I think the .htaccess problem that I mentioned above is a pretty serious bug. If someone activates those rewrite rules and gets the wrong URL spidered it could wreck their search engine rankings. When my server did something like this to me (due to bad server configuration by the hosting company), it killed my rankings in Google and MSN Search on that particular site. With the new Drupal 4.7 rewrite rules, instead of sending a 404 error it tells search engines that your non-existant page has moved to your home page and that everything is ok. Search engines don't seem to be able to handle that. I hope someone will take a look at it and fix the .htaccess file. Is this the right place to be reporting these kinds of bugs?

Example: visit http:// www. drupal.org/asdf (a non-existant page. I added spaces to prevent creating a link.)
It redirects to http:// drupal.org/asdf (no www) which then sends a 404 error. That is the best way. If this site were using the 4.7 .htaccess file, it would send the browser to the home page and say everything is ok. Does that make sense?

bradlis7’s picture

Yep, it works. I checked it using my Web Developer extension.

I also checked another install of drupal, and it gave me 404 OK, so I know that that made the difference.

Z2222’s picture

The Web Developer Toolbar does everything. I use the toolbar all the time but didn't know it could check headers so I was using the LiveHTTPheaders extension.

Thanks for checking. I'll try the 404 page again. Where did you put the 404 page? In the root directory? 404.html or something like that?

bradlis7’s picture

No, I created a drupal node, and set it to the default 404 page in administer->settings. And you can look at header information on the toolbar at Information->View Response Headers.

Z2222’s picture

That must have been my mistake — I created a 404 html page.
:S

Z2222’s picture

bradlis7, were you getting "404 Ok" header errors before you added the 404 page through the Drupal admin? I tried the Drupal admin settings and still get the "404 Ok" error. I think if you are running PHP as CGI you must use the following syntax in PHP, which means changing common.inc:

drupal_set_header('Status: 404 Not Found');
magico’s picture

Category: bug » support

I run Drupal on a server with lighttpd and fastcgi and 404 work fine without need to change that line.

@guitarmiami: any news?

Z2222’s picture

I still have to make the change to common.inc on all of my sites to avoid the "404 Ok" header problem.

http://tips.webdesign10.com/drupal-seo-404-ok-and-htaccess

magico’s picture

Priority: Normal » Critical

Try to get some attention to this... so a senior can make a decision.

Z2222’s picture

I've mentioned it a few times but never got a reply.
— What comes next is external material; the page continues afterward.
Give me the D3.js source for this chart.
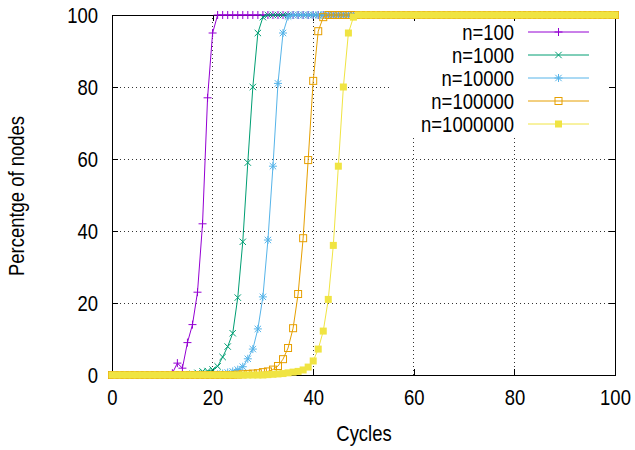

I've also recently pointed out a similar "301 Ok" error on my blog post here:
http://tips.webdesign10.com/drupal-seo-404-ok-and-htaccess

Another user there mentions a "403 Ok" error.

Z2222’s picture

I just upgraded a site to Drupal 5.1 (from 4.7.3) and it looks like the common.inc file was updated to have this line:

drupal_set_header('Status: 404 Not Found');

... but I'm getting the 404 OK problem still.

Any ideas?

mdlueck’s picture

Title: Problem with 404 when PHP is CGI » Problem with 404 when PHP is CGI / Rewrite rules

About your suggestion concerning the URL rewrite rules in .htaccess:

I added $1 to the stock Drupal 5.1 .htaccess file, and that is enough tinkering to prevent the elimination of the rest of the URL when the URL is rewritten. I noticed that bad behavior too. I will open a bug report against it suggesting simply adding the $1.

So, My working solution is as follows:

# If you want the site to be accessed WITH the www. only, adapt and
# uncomment the following:
RewriteCond %{HTTP_HOST} ^example\.com$ [NC]
RewriteRule .* http://www.example.com/$1 [L,R=301]
mdlueck’s picture

Well, my proposed fix did not work at one domain / hosting provider, but your proposed solution does work.

I created and updated a bug report, which is as follows:

http://drupal.org/node/158224

scoutbaker’s picture

Status: Active » Fixed

The fix for this is documented in http://drupal.org/node/109150 and committed to D5 and D6.

Anonymous’s picture

Status: Fixed » Closed (fixed)

Automatically closed -- issue fixed for two weeks with no activity.